Computable topological groups
Heer Tern Koh, Alexander Melnikov, Keng Meng Ng
TL;DR
The paper develops a robust framework for computable presentations of topological groups, clarifying how several competing notions relate in Polish groups. It proves that for locally compact or abelian Polish groups, computable topological presentation and right-c.e. Polish presentation are equivalent, with the metric can be chosen left-invariant; in the locally compact case, effective local compactness yields an effectively proper left-invariant metric. The work also provides an effective Birkhoff-Kakutani metrization and a method to recover a dense computable sequence from a point-free presentation, yielding a right-c.e. Polish presentation under suitable completeness. Through carefully constructed counterexamples, the authors delineate the boundaries between notions, including discrete and profinite cases, and connect the theory to existing results in computable algebra, computable topology, and Pontryagin duality.
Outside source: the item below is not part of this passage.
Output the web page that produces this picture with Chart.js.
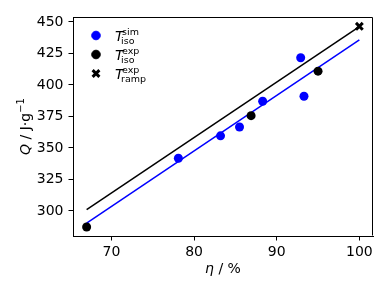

Overall, the results advance a cohesive theory of computable topological groups, with implications for effective classification and dualities in broader classes of groups.
Abstract
We investigate what it means for a (Hausdorff, second-countable) topological group to be computable. We compare several potential definitions in the literature. We relate these notions with the well-established definitions of effective presentability for discrete and profinite groups, and compare these results with similar results in computable topology. Most of these definitions can be separated by counter-examples. Remarkably, we prove that two such definitions are equivalent for locally compact Polish and abelian Polish groups. More specifically, we prove that in these broad classes of groups, every computable topological group admits a right-c.e.~(upper semi-computable) presentation with a left-invariant metric, and a computable dense sequence of points. In the locally compact case, we also show that if the group is additionally effectively locally compact, then we can produce an effectively proper left-invariant metric.